**EXERCISE GOAL**
Your answer should be only a number: how many lines include the word "this".

Entries with chart source code

• • • •

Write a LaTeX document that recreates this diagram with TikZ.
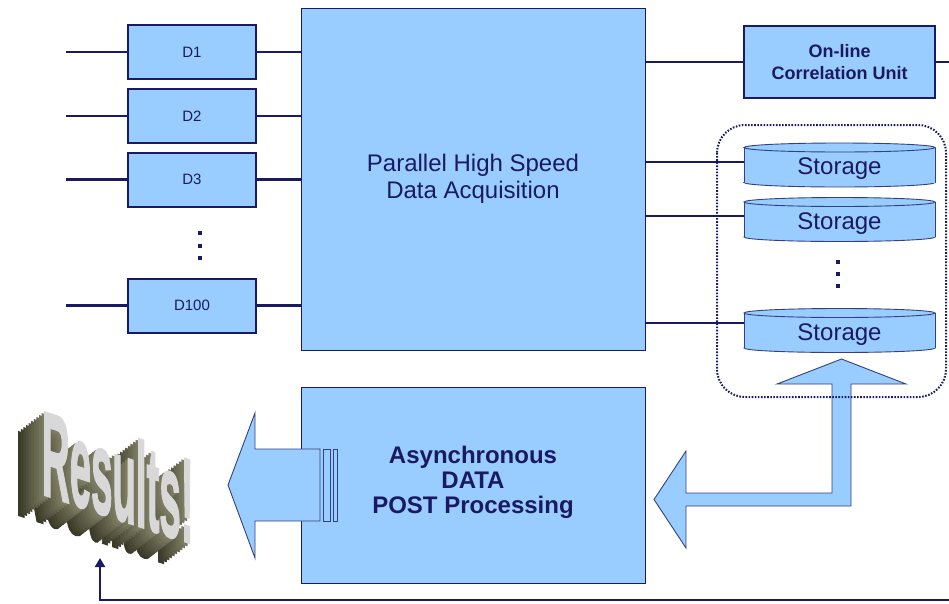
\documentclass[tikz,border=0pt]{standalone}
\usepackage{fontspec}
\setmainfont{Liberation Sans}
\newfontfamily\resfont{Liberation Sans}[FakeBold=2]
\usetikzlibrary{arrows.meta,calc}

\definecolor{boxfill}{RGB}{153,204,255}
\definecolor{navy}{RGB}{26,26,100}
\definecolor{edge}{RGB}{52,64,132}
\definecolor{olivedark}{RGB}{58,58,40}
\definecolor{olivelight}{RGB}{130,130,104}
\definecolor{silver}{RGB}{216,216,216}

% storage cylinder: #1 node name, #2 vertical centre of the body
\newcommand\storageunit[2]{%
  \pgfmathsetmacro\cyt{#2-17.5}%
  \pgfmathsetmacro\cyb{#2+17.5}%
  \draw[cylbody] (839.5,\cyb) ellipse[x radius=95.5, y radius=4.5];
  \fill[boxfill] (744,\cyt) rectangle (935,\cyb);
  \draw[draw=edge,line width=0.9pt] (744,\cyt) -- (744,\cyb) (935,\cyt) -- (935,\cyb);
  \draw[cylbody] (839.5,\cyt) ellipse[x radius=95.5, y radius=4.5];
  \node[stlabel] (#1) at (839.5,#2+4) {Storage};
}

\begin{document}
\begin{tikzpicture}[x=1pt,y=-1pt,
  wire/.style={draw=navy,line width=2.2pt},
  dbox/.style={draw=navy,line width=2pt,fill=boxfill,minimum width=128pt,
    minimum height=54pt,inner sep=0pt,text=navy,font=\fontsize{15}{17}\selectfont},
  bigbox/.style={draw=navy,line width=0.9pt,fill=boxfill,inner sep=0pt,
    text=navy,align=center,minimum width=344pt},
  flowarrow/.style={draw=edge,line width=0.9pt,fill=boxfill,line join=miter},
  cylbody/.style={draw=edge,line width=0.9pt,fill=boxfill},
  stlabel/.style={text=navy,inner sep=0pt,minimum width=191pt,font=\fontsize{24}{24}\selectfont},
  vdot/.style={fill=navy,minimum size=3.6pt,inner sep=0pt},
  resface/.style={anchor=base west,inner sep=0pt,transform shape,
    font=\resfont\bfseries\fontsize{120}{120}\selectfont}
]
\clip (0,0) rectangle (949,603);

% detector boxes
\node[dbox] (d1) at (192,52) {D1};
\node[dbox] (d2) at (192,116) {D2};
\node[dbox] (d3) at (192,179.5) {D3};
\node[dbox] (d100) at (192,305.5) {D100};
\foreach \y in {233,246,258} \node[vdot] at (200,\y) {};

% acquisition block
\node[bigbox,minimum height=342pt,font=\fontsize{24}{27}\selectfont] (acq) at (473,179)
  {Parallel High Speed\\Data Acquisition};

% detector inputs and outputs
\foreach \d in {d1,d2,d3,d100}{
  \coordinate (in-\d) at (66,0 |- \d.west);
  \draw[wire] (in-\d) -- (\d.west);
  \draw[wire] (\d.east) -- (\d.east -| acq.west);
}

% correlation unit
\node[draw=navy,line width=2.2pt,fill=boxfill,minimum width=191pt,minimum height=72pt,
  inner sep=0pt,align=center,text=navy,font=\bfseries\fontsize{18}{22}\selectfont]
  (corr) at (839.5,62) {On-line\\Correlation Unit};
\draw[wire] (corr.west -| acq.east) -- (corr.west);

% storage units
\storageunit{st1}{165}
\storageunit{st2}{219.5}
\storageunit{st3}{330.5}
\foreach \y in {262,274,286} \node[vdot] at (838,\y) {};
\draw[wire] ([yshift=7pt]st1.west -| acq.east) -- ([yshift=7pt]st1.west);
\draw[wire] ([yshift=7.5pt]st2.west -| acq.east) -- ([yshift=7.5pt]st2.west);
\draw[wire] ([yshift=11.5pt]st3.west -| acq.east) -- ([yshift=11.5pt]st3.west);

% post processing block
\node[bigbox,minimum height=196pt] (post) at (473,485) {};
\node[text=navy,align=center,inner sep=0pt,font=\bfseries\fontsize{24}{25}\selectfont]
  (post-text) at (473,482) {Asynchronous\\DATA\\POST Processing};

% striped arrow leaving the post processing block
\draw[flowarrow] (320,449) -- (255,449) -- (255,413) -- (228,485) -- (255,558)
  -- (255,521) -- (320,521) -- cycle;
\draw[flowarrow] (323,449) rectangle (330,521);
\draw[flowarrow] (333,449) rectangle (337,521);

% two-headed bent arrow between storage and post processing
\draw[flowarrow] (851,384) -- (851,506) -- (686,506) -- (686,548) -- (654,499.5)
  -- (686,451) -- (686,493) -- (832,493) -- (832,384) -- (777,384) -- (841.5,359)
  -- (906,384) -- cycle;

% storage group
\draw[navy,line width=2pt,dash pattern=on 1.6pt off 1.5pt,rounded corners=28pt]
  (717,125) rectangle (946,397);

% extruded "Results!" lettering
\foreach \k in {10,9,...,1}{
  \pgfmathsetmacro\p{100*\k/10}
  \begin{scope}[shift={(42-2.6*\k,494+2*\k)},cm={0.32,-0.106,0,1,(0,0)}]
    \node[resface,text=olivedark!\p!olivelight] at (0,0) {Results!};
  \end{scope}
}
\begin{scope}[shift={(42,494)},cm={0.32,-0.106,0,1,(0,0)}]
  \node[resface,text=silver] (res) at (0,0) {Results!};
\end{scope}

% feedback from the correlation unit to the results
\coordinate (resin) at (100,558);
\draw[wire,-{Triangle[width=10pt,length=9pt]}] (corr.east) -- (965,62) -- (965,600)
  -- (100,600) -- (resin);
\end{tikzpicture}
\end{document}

• • • •

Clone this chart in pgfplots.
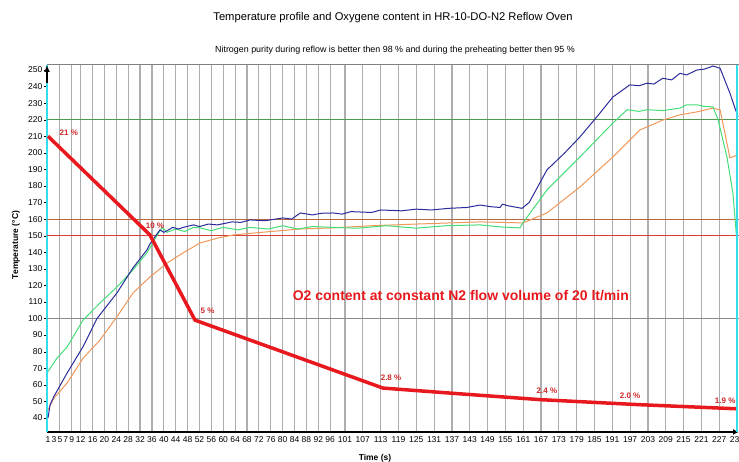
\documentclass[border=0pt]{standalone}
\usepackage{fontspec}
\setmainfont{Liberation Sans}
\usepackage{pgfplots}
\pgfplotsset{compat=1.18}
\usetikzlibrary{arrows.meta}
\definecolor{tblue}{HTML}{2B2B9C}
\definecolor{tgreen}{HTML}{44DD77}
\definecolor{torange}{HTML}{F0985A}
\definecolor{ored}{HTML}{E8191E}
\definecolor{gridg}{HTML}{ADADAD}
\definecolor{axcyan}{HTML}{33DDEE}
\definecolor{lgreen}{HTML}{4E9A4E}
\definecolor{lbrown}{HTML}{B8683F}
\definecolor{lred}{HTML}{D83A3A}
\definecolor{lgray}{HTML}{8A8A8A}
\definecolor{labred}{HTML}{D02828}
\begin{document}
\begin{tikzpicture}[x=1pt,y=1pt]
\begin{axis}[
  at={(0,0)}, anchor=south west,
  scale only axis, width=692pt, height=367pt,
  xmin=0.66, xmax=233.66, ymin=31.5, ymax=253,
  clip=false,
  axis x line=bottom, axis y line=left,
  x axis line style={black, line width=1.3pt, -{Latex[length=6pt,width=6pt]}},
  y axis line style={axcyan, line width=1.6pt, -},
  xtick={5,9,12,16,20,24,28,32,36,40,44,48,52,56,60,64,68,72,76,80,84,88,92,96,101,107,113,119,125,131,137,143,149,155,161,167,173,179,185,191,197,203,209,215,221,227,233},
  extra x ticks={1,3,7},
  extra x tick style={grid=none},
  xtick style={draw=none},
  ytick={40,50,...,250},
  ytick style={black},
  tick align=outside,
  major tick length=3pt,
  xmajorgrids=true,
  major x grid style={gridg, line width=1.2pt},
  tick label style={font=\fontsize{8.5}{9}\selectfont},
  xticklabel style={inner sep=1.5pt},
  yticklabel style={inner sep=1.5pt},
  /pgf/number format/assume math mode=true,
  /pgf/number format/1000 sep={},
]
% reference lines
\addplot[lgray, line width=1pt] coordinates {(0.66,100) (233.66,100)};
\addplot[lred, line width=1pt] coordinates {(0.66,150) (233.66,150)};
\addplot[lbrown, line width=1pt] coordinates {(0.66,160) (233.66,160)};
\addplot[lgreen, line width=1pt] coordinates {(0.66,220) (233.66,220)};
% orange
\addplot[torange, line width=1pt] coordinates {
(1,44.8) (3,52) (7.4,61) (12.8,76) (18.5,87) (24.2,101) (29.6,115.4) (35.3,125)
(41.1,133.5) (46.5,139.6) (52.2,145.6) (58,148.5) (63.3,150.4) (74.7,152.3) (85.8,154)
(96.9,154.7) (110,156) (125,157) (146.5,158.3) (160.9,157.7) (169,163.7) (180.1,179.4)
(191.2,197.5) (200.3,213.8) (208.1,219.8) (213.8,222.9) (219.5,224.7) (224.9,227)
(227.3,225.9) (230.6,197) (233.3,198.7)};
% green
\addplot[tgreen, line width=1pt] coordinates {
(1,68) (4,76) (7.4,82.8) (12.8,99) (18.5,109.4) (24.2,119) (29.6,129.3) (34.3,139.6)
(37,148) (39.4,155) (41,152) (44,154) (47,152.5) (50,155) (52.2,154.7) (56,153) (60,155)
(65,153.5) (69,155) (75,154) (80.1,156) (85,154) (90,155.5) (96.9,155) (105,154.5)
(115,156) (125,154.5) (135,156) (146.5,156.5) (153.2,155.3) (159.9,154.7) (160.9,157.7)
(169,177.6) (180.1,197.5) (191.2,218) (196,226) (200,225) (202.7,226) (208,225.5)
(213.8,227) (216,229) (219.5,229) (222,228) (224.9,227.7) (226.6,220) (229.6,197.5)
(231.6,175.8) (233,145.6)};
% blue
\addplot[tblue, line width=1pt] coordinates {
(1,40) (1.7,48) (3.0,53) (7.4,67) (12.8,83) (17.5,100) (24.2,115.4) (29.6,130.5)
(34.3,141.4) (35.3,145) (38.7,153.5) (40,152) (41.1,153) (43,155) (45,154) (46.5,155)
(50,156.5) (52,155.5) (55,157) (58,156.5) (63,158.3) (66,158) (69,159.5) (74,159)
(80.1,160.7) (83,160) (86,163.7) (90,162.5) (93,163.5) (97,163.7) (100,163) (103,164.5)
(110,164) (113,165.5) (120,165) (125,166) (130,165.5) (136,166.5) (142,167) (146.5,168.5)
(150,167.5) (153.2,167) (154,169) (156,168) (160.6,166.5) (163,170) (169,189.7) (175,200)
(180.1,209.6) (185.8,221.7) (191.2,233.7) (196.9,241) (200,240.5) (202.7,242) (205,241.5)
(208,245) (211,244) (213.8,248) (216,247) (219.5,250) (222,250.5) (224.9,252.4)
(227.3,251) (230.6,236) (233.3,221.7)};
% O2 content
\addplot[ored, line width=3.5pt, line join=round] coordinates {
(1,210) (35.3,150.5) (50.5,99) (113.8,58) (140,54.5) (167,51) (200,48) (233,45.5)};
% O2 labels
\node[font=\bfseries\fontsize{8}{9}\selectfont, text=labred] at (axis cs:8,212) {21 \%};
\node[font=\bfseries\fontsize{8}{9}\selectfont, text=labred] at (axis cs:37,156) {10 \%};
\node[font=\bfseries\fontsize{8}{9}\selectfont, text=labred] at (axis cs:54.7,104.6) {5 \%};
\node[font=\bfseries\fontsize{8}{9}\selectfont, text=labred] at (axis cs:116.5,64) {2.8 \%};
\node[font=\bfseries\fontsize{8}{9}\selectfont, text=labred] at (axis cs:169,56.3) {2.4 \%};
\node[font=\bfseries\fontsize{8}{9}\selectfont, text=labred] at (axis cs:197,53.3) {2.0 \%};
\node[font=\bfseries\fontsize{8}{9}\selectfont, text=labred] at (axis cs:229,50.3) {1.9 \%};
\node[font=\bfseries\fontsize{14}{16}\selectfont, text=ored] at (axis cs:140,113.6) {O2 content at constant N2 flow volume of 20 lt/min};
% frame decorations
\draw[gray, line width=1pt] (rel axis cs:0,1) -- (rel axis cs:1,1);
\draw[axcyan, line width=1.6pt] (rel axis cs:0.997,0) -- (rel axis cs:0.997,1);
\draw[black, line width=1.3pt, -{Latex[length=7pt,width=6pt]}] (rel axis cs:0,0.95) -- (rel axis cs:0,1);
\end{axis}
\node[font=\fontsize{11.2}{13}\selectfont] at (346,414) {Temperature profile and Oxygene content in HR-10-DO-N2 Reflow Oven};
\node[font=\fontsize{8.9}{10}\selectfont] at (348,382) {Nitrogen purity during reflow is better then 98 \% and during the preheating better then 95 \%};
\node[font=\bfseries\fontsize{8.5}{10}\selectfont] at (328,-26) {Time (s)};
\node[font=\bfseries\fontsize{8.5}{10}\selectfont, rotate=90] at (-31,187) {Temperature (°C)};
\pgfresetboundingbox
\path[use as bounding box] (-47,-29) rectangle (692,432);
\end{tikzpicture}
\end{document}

• • • •

**RESPONSE TO THE TASK**
2